ISIS Exposed
- Author: Erick Stakelbeck
- Language: English
- Publisher: Regnery
- Publication date: March 9, 2015
- Publication place: United States
- Pages: 288
- ISBN: 978-1621573777

= ISIS Exposed =

2015 book by Erick Stakelbeck

ISIS Exposed: Beheadings, Slavery, and the Hellish Reality of Radical Islam is a 2015 book by Erick Stakelbeck. The book focuses on the spread of Islamic State of Iraq and Syria (ISIS) followers and their terrorist actions in the West.

==Content==
The book catalogues numerous instances of online radicalization to ISIS, and attacks by the group in the West. For the book, Stakelbeck travels to radicalization hotspots including Minneapolis-St. Paul, Denver, London, Amsterdam and Israel, where he interviews local officials about the local Muslims who joined ISIS. Stakelbeck also details atrocities committed by ISIS including beheadings, sex slavery, rape, murder and stoning.

==Reception==
In the journal Perspectives on Terrorism, Joshua Sinai wrote that the book was "a well-written account by a veteran investigative television reporter of the origins and operations of ISIS in the Middle East, as well as the types of adherents in Western Europe and the United States who are being radicalized and mobilized into terrorism by ISIS and its allies."

In the journal Strategic Studies of the Institute of Strategic Studies Islamabad, Sarah Akrem wrote that the book "is a riveting account, told like a story from the journalist’s
mouth that captures the reader’s attention," and that Stakelbeck "sheds light on how ISIS has engulfed the Middle East and the danger it poses to the world at large."

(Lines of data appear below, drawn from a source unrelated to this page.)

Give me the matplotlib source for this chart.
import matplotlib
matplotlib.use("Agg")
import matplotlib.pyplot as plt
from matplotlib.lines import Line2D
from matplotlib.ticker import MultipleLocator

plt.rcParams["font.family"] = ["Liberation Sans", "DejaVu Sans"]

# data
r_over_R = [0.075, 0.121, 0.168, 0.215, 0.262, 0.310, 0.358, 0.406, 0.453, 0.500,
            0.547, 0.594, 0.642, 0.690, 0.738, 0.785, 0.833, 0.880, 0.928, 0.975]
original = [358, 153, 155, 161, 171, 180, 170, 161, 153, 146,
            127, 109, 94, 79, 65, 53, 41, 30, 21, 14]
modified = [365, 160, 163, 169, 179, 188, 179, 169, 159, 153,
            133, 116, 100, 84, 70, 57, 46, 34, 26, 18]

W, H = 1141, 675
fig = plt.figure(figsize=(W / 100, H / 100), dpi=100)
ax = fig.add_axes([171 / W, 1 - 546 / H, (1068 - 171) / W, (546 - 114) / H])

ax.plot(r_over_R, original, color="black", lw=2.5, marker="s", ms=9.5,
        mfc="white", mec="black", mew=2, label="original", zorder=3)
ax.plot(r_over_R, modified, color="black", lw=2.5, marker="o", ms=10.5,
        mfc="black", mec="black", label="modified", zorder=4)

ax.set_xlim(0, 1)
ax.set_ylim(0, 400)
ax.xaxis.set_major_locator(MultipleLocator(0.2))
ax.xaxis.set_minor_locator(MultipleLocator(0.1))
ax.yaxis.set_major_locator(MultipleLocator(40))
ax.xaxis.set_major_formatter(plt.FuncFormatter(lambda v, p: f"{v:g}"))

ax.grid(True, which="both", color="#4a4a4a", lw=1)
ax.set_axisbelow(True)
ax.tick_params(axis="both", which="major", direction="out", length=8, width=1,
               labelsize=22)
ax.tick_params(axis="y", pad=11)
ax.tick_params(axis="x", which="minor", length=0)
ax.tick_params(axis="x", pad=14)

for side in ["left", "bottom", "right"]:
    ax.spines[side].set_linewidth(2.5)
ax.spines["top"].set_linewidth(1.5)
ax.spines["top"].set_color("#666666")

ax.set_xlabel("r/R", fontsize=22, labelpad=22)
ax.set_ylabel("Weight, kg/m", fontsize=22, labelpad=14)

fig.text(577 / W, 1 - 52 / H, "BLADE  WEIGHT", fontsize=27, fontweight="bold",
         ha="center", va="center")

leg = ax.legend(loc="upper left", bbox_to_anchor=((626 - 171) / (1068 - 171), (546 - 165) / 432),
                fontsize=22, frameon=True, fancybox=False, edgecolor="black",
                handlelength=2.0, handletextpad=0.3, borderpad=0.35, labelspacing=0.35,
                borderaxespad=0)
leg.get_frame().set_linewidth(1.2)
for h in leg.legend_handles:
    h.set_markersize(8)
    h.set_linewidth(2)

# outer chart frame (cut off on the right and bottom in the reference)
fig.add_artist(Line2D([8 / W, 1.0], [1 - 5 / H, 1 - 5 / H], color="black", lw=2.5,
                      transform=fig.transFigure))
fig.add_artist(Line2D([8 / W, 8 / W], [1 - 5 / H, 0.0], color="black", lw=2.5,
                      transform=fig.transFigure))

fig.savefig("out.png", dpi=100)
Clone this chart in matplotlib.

Writing for the Mackenzie Institute, Bernd Horn noted that Stakelbeck "has done a commendable job of cataloguing the numerous incidents of on-line radicalization and the subsequent attacks in support of ISIS in North America, England and Europe at large," but said that "on another level the book is disappointing. Its coverage of ISIS and its terrorist inspired activities suffers from a lack of in-depth analysis."